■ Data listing
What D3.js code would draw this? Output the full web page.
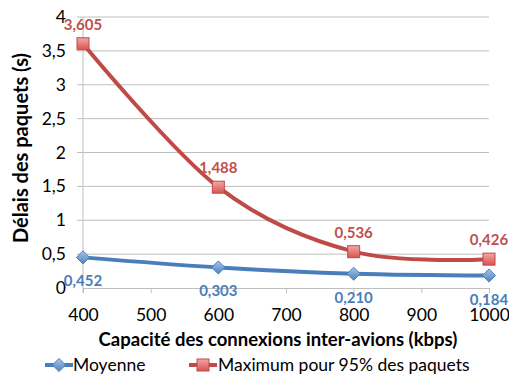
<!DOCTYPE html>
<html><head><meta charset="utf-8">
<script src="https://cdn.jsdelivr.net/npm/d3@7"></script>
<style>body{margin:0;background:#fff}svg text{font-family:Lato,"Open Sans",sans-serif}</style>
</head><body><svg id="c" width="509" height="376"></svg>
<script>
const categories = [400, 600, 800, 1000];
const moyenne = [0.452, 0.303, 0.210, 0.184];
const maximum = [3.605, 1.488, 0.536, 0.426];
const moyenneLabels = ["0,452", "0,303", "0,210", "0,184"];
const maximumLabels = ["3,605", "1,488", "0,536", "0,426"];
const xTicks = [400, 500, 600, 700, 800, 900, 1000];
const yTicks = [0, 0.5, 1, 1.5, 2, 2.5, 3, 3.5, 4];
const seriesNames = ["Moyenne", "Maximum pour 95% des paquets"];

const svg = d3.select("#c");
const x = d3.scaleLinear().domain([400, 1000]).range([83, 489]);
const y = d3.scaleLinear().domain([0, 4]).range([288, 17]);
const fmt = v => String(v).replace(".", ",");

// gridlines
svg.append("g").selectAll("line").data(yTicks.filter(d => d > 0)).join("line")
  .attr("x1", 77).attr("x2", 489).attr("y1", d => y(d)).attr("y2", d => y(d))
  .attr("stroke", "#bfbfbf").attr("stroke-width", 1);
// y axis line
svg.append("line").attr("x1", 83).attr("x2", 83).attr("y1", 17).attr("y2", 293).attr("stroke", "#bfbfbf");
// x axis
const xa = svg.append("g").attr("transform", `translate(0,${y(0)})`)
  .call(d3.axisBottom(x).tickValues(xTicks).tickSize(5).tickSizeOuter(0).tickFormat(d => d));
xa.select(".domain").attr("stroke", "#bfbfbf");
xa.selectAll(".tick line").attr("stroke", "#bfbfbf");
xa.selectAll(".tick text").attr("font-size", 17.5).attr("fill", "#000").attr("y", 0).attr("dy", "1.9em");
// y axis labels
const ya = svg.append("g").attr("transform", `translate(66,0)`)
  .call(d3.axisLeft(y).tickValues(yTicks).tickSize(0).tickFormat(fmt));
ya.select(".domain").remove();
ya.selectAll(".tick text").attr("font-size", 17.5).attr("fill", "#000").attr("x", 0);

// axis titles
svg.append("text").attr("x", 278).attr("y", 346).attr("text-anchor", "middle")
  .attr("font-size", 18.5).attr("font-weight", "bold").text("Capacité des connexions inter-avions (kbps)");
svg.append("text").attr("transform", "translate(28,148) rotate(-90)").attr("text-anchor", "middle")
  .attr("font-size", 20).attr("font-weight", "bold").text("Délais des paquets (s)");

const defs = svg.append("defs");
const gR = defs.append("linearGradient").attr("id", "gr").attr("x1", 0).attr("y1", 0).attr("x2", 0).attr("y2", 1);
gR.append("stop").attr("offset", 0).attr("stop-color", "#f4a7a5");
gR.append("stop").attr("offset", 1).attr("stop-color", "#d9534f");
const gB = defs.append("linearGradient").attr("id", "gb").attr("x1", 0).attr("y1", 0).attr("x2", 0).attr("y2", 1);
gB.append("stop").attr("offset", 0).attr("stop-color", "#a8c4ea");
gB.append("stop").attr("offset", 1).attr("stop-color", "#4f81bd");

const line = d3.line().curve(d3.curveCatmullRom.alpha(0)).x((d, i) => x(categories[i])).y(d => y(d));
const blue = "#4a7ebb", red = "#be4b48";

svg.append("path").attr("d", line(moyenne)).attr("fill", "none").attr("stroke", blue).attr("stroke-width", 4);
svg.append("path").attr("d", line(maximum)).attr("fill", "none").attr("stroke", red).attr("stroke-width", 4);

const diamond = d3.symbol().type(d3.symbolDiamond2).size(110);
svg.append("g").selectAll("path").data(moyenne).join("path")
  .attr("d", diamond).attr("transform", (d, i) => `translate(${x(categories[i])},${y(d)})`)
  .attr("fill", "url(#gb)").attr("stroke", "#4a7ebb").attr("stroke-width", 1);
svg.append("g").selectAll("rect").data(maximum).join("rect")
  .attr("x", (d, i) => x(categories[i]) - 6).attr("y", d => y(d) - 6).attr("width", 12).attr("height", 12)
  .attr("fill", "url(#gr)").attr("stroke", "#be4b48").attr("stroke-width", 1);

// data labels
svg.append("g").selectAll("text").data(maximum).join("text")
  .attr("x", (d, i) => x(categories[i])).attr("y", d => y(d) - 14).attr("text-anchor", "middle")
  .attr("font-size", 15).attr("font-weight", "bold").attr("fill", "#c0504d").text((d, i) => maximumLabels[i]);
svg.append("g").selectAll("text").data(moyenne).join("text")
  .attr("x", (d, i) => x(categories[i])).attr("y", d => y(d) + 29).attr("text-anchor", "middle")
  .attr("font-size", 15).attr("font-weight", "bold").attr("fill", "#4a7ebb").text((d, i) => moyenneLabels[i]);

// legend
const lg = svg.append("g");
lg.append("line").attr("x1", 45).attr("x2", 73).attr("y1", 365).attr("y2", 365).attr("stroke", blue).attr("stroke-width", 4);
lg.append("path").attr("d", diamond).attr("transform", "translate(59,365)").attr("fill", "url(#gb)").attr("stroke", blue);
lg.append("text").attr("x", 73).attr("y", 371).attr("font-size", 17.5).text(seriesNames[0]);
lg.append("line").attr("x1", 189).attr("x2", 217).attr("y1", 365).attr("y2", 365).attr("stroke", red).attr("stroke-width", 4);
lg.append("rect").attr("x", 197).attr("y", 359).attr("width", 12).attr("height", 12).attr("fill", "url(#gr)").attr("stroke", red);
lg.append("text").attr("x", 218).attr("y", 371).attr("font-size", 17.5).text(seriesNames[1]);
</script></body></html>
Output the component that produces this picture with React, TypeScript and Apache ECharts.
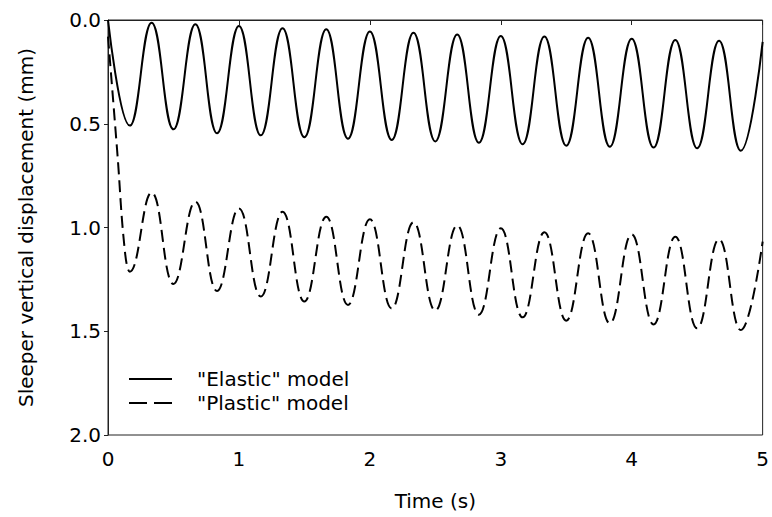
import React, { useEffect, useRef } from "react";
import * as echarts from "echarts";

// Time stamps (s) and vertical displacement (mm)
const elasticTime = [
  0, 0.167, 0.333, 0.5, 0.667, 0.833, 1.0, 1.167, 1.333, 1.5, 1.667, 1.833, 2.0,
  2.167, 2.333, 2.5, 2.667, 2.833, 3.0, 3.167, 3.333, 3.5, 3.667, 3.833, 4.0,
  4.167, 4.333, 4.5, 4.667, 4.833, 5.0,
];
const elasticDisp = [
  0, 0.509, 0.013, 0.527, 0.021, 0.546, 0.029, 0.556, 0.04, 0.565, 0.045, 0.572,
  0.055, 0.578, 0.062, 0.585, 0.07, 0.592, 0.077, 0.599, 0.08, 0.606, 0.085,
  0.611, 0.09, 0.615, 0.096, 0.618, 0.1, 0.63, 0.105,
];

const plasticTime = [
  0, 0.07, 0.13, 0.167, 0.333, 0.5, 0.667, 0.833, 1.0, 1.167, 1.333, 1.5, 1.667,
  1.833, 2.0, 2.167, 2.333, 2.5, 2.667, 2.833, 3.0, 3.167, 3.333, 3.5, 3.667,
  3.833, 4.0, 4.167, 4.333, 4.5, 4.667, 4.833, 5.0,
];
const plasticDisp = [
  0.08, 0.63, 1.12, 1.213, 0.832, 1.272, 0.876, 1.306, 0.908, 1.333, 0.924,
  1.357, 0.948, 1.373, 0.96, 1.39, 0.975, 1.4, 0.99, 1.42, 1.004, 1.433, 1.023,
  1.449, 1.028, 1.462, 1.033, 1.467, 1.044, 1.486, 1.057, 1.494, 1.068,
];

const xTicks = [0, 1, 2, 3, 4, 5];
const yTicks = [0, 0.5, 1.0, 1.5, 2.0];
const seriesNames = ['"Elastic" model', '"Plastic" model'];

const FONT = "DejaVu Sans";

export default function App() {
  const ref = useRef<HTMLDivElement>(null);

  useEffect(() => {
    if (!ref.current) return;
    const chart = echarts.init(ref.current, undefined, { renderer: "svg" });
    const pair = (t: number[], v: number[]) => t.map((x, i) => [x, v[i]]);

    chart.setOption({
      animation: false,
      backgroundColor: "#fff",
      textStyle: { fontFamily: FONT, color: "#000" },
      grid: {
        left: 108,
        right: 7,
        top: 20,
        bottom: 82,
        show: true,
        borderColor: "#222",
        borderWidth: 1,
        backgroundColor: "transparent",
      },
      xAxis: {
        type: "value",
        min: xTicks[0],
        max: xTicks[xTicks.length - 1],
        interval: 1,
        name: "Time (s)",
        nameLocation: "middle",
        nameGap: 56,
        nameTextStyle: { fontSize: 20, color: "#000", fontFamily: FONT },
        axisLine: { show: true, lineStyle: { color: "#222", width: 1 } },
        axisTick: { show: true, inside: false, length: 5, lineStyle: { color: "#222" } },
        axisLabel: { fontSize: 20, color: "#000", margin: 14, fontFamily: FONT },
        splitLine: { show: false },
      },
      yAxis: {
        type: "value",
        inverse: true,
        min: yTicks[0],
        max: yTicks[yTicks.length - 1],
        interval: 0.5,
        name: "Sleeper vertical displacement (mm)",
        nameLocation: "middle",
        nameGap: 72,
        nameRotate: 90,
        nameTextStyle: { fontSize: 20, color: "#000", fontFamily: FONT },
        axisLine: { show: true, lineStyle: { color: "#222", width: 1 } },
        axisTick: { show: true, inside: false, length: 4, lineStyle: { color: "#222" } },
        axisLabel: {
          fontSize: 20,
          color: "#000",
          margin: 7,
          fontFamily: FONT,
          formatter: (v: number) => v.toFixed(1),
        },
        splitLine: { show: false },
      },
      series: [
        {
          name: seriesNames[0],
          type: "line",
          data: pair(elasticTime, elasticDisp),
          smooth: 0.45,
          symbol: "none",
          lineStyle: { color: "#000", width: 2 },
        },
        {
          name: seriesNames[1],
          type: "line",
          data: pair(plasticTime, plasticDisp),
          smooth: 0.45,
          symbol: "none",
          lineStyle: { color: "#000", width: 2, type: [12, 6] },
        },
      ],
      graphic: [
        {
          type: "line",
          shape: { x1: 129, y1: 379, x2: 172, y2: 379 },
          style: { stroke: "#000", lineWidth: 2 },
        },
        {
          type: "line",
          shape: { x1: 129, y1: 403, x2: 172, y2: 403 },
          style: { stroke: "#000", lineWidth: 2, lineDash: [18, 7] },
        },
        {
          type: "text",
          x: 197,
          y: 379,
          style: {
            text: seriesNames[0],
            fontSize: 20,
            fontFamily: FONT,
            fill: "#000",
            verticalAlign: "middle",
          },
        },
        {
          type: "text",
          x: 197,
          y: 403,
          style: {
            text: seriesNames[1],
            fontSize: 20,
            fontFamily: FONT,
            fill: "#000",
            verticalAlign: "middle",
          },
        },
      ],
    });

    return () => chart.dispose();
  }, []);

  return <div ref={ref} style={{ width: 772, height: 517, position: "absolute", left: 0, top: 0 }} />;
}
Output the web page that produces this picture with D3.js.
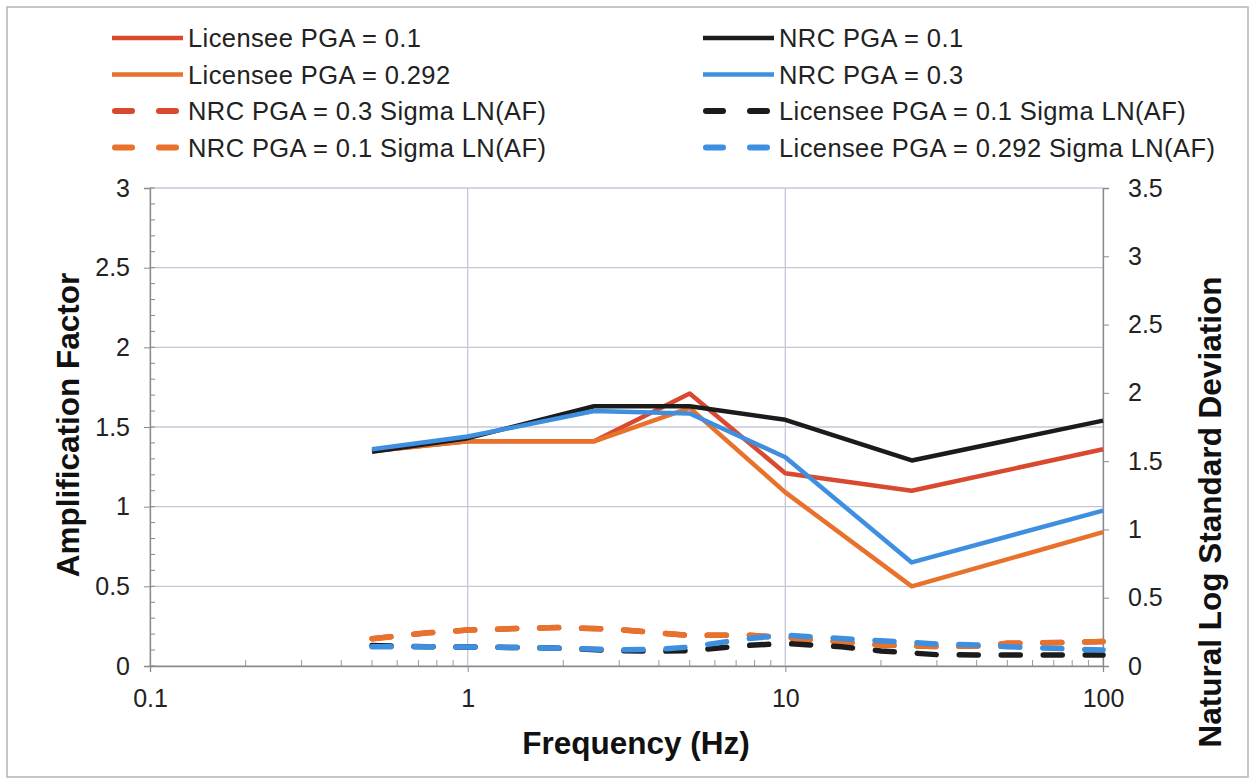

■ Your objective
Select the lines that carry the string "React" and copy them.

■ Solution for this exercise
Output the component that produces this picture with React, TypeScript and Apache ECharts.
import React, { useEffect, useRef } from "react";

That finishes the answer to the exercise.